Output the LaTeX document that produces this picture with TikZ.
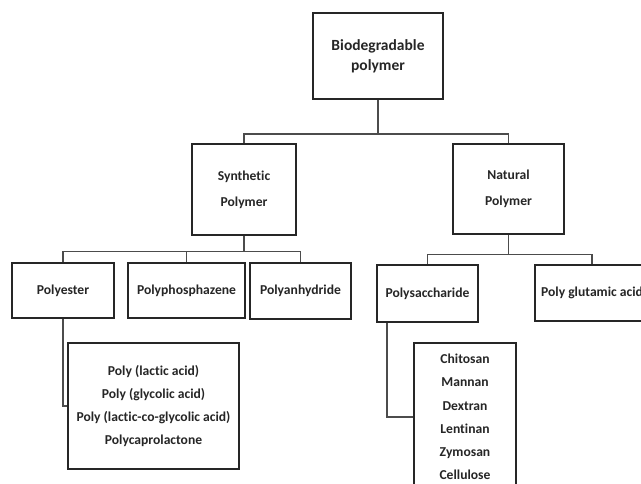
\documentclass[tikz,border=0pt]{standalone}
\usepackage{fontspec}
\setmainfont{Carlito}[Ligatures=NoCommon]
\usetikzlibrary{calc}
\tikzset{
  pbox/.style={draw=black!85, line width=1.6pt, inner sep=0pt, align=center, text=black!85,
    font=\fontsize{13.6}{23.3}\selectfont\bfseries},
  conn/.style={draw=black!70, line width=1.6pt},
}
\begin{document}
\begin{tikzpicture}[x=1pt,y=-1pt]
\fill[white] (0,0) rectangle (641,484);
\useasboundingbox (0,0) rectangle (641,484);
\clip (0,0) rectangle (641,484);
% nodes
\node[pbox, minimum width=130pt, minimum height=86pt, font=\fontsize{15.5}{20}\selectfont\bfseries] (top) at (378,56) {Biodegradable\\polymer};
\node[pbox, minimum width=104pt, minimum height=91pt, font=\fontsize{13.6}{26}\selectfont\bfseries] (syn) at (244,189.5) {Synthetic\\Polymer};
\node[pbox, minimum width=111pt, minimum height=90pt, font=\fontsize{13.6}{26}\selectfont\bfseries] (nat) at (508.5,189) {Natural\\Polymer};
\node[pbox, minimum width=102pt, minimum height=55pt] (pe) at (63,290.5) {Polyester};
\node[pbox, minimum width=117pt, minimum height=55pt] (pp) at (186.5,290.5) {Polyphosphazene};
\node[pbox, minimum width=101pt, minimum height=56pt] (pa) at (300.5,291) {Polyanhydride};
\node[pbox, minimum width=101pt, minimum height=57pt] (ps) at (427.5,293.5) {Polysaccharide};
\node[pbox, minimum width=114pt, minimum height=56pt] (pg) at (592,293) {Poly glutamic acid};
\node[pbox, minimum width=171pt, minimum height=126pt] (pel) at (153.5,406) {Poly (lactic acid)\\Poly (glycolic acid)\\Poly (lactic-co-glycolic acid)\\Polycaprolactone};
\node[pbox, minimum width=102pt, minimum height=148pt] (psl) at (465,417) {Chitosan\\Mannan\\Dextran\\Lentinan\\Zymosan\\Cellulose};
% bus points
\coordinate (b1) at (378,134);
\coordinate (b2) at (244,251.5);
\coordinate (b3) at (508.5,254.5);
% connectors
\draw[conn] (top.south) -- (b1);
\draw[conn] (syn.north) |- (b1) -| (nat.north);
\draw[conn] (syn.south) -- (b2);
\draw[conn] (pe.north) |- (b2) -| (pa.north);
\draw[conn] (pp.north) |- (b2);
\draw[conn] (nat.south) -- (b3);
\draw[conn] (ps.north) |- (b3) -| (pg.north);
\draw[conn] (pe.south) |- (pel.west);
\draw[conn] ([xshift=11pt]ps.south west) |- (psl.west);
\end{tikzpicture}
\end{document}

+-------+

Work to complete | Repeat the data exactly, dropping every picture it holds.

Full response |
Output the LaTeX document that produces this picture with TikZ.
\documentclass[tikz,border=0pt]{standalone}
\usepackage{fontspec}
\setmainfont{Carlito}[Ligatures=NoCommon]
\usetikzlibrary{calc}
\tikzset{
  pbox/.style={draw=black!85, line width=1.6pt, inner sep=0pt, align=center, text=black!85,
    font=\fontsize{13.6}{23.3}\selectfont\bfseries},
  conn/.style={draw=black!70, line width=1.6pt},
}
\begin{document}
\begin{tikzpicture}[x=1pt,y=-1pt]
\fill[white] (0,0) rectangle (641,484);
\useasboundingbox (0,0) rectangle (641,484);
\clip (0,0) rectangle (641,484);
% nodes
\node[pbox, minimum width=130pt, minimum height=86pt, font=\fontsize{15.5}{20}\selectfont\bfseries] (top) at (378,56) {Biodegradable\\polymer};
\node[pbox, minimum width=104pt, minimum height=91pt, font=\fontsize{13.6}{26}\selectfont\bfseries] (syn) at (244,189.5) {Synthetic\\Polymer};
\node[pbox, minimum width=111pt, minimum height=90pt, font=\fontsize{13.6}{26}\selectfont\bfseries] (nat) at (508.5,189) {Natural\\Polymer};
\node[pbox, minimum width=102pt, minimum height=55pt] (pe) at (63,290.5) {Polyester};
\node[pbox, minimum width=117pt, minimum height=55pt] (pp) at (186.5,290.5) {Polyphosphazene};
\node[pbox, minimum width=101pt, minimum height=56pt] (pa) at (300.5,291) {Polyanhydride};
\node[pbox, minimum width=101pt, minimum height=57pt] (ps) at (427.5,293.5) {Polysaccharide};
\node[pbox, minimum width=114pt, minimum height=56pt] (pg) at (592,293) {Poly glutamic acid};
\node[pbox, minimum width=171pt, minimum height=126pt] (pel) at (153.5,406) {Poly (lactic acid)\\Poly (glycolic acid)\\Poly (lactic-co-glycolic acid)\\Polycaprolactone};
\node[pbox, minimum width=102pt, minimum height=148pt] (psl) at (465,417) {Chitosan\\Mannan\\Dextran\\Lentinan\\Zymosan\\Cellulose};
% bus points
\coordinate (b1) at (378,134);
\coordinate (b2) at (244,251.5);
\coordinate (b3) at (508.5,254.5);
% connectors
\draw[conn] (top.south) -- (b1);
\draw[conn] (syn.north) |- (b1) -| (nat.north);
\draw[conn] (syn.south) -- (b2);
\draw[conn] (pe.north) |- (b2) -| (pa.north);
\draw[conn] (pp.north) |- (b2);
\draw[conn] (nat.south) -- (b3);
\draw[conn] (ps.north) |- (b3) -| (pg.north);
\draw[conn] (pe.south) |- (pel.west);
\draw[conn] ([xshift=11pt]ps.south west) |- (psl.west);
\end{tikzpicture}
\end{document}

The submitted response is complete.